AIM:
Retype the lines beneath this one, from the first through the line containing "edge_height = dn_de[-1]". Pictures are left out.

Entries with chart source code

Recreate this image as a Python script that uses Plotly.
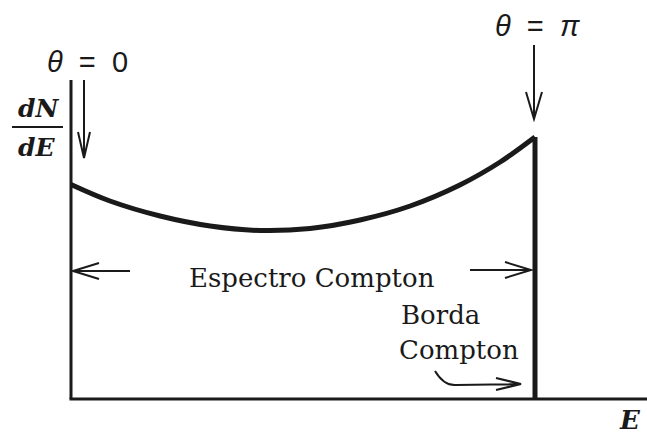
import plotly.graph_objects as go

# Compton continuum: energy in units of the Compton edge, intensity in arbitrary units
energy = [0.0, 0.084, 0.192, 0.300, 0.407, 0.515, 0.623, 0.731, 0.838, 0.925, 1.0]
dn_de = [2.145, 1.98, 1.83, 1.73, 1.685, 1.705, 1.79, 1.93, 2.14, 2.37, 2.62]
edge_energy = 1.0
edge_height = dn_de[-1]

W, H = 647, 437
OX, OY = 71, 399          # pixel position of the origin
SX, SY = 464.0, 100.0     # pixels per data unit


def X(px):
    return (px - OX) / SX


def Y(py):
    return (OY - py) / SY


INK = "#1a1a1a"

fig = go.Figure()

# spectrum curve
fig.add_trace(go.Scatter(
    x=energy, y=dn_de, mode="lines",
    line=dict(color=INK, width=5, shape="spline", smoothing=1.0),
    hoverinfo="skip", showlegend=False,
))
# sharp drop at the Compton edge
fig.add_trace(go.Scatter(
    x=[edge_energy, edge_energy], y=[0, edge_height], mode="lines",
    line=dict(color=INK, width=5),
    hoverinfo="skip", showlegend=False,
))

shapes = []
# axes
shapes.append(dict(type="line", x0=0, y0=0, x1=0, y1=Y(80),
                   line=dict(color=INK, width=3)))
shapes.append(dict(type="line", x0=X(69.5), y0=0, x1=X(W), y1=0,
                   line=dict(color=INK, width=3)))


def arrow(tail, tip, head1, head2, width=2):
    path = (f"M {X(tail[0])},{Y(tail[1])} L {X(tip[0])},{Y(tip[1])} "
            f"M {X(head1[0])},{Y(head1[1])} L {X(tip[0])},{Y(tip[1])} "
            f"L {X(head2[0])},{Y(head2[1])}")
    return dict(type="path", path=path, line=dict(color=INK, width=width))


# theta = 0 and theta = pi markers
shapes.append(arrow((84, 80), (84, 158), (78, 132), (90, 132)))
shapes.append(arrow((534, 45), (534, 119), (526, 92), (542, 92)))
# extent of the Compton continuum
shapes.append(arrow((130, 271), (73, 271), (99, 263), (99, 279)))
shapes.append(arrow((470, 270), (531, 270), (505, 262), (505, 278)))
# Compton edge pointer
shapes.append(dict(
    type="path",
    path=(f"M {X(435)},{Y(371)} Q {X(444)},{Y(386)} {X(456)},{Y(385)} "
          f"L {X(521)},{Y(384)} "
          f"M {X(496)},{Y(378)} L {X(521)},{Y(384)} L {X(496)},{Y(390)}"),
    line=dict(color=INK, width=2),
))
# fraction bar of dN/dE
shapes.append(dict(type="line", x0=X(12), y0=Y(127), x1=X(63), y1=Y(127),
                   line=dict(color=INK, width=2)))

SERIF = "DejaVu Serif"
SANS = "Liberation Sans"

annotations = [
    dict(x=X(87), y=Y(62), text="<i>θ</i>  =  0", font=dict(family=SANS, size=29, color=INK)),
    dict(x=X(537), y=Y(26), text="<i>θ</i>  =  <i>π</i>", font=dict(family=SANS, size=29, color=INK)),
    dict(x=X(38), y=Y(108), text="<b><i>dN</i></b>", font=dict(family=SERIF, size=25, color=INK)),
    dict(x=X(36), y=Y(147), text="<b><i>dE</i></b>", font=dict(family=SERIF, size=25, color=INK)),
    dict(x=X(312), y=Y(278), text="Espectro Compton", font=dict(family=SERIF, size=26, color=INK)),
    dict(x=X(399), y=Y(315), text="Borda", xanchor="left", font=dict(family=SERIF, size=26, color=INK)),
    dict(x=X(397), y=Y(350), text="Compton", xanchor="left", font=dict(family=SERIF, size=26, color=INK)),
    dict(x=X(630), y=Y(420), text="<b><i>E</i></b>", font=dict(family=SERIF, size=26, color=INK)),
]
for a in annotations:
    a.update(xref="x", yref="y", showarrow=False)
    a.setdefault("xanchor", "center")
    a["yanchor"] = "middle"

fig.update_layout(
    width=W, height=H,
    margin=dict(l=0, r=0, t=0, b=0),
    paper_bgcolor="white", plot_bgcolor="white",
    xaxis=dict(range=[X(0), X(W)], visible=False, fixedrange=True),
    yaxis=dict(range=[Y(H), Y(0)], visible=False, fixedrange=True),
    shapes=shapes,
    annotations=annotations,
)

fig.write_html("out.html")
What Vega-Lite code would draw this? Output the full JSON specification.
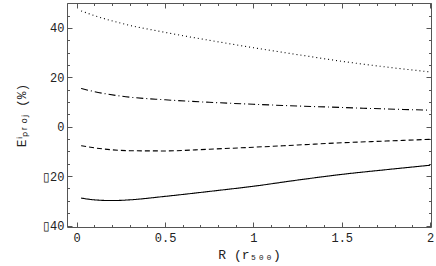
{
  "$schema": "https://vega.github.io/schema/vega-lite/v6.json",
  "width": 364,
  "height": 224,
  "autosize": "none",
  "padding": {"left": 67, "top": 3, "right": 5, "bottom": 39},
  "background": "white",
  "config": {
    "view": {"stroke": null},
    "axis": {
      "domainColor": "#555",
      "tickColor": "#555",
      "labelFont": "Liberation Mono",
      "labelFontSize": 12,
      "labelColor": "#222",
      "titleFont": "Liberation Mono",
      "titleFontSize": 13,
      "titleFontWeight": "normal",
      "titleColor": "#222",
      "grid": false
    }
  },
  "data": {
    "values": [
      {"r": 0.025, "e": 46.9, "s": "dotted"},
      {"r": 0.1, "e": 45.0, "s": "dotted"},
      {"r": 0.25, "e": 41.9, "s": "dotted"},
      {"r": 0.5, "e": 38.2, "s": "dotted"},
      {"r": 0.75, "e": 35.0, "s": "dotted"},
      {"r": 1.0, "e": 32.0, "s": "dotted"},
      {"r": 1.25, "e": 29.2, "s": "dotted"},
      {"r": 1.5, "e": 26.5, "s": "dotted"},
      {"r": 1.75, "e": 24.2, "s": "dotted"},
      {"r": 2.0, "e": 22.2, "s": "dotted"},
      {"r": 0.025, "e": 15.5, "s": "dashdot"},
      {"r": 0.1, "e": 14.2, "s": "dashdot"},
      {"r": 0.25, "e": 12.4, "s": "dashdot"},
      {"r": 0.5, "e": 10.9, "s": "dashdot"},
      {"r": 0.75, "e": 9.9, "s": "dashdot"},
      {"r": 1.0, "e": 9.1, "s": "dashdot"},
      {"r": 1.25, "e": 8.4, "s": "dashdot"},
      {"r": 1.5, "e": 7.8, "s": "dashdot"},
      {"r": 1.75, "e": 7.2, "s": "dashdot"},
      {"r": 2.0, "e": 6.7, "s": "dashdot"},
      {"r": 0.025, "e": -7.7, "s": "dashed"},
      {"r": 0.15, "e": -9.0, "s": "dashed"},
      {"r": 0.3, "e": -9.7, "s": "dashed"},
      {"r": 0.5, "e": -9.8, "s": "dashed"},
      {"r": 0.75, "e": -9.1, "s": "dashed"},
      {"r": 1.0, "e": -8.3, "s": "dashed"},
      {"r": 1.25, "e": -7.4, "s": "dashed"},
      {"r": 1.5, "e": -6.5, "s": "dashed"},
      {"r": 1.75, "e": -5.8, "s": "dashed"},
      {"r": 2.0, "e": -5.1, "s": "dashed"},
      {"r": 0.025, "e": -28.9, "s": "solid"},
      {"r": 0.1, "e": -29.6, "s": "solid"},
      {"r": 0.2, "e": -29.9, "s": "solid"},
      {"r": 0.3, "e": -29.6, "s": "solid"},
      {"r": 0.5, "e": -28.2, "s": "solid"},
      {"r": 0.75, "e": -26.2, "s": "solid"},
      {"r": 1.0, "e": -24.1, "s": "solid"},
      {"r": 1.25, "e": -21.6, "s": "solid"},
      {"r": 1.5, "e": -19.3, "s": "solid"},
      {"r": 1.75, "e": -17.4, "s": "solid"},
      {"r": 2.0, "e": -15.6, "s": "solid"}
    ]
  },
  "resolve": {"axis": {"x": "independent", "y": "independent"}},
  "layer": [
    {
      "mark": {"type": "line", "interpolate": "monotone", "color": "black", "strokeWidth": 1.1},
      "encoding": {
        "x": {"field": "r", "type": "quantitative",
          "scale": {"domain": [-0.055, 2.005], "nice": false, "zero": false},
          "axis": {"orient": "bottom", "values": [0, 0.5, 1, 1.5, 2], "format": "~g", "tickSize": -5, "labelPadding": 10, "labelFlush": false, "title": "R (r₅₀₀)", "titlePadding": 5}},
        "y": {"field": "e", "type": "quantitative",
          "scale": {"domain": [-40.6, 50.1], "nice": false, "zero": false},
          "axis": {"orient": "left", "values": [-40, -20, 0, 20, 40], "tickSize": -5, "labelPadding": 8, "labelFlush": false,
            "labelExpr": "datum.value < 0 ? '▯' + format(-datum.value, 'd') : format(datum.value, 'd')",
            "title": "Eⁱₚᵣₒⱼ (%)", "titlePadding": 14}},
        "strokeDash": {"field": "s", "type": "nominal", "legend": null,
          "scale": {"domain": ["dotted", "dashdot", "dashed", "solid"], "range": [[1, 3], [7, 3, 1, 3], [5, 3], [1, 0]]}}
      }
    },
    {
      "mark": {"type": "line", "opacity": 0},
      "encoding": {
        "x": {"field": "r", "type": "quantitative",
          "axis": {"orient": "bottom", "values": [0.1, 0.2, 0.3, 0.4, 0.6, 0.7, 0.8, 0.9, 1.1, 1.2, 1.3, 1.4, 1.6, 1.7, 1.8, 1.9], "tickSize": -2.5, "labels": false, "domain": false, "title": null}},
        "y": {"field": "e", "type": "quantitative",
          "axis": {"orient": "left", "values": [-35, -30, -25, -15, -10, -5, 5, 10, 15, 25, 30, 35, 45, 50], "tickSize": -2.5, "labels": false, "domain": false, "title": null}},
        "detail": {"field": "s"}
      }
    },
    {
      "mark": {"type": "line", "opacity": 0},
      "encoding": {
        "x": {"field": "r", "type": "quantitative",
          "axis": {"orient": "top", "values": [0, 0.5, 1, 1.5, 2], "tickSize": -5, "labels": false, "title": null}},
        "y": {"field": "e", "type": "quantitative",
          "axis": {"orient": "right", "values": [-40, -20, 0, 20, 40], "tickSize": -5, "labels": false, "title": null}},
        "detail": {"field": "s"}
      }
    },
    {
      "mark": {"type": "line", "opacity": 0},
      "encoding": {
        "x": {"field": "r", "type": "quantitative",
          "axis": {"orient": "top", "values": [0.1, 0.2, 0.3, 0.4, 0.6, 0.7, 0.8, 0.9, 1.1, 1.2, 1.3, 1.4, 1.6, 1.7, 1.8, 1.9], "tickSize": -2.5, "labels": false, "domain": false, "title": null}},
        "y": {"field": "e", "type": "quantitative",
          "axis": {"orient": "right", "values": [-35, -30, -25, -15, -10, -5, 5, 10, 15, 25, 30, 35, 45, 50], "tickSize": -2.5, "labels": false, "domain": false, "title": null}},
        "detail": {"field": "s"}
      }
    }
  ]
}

EXERCISE SOLUTION:
Recreate this image as a Python script that uses Plotly.
import plotly.graph_objects as go

# Compton continuum: energy in units of the Compton edge, intensity in arbitrary units
energy = [0.0, 0.084, 0.192, 0.300, 0.407, 0.515, 0.623, 0.731, 0.838, 0.925, 1.0]
dn_de = [2.145, 1.98, 1.83, 1.73, 1.685, 1.705, 1.79, 1.93, 2.14, 2.37, 2.62]
edge_energy = 1.0
edge_height = dn_de[-1]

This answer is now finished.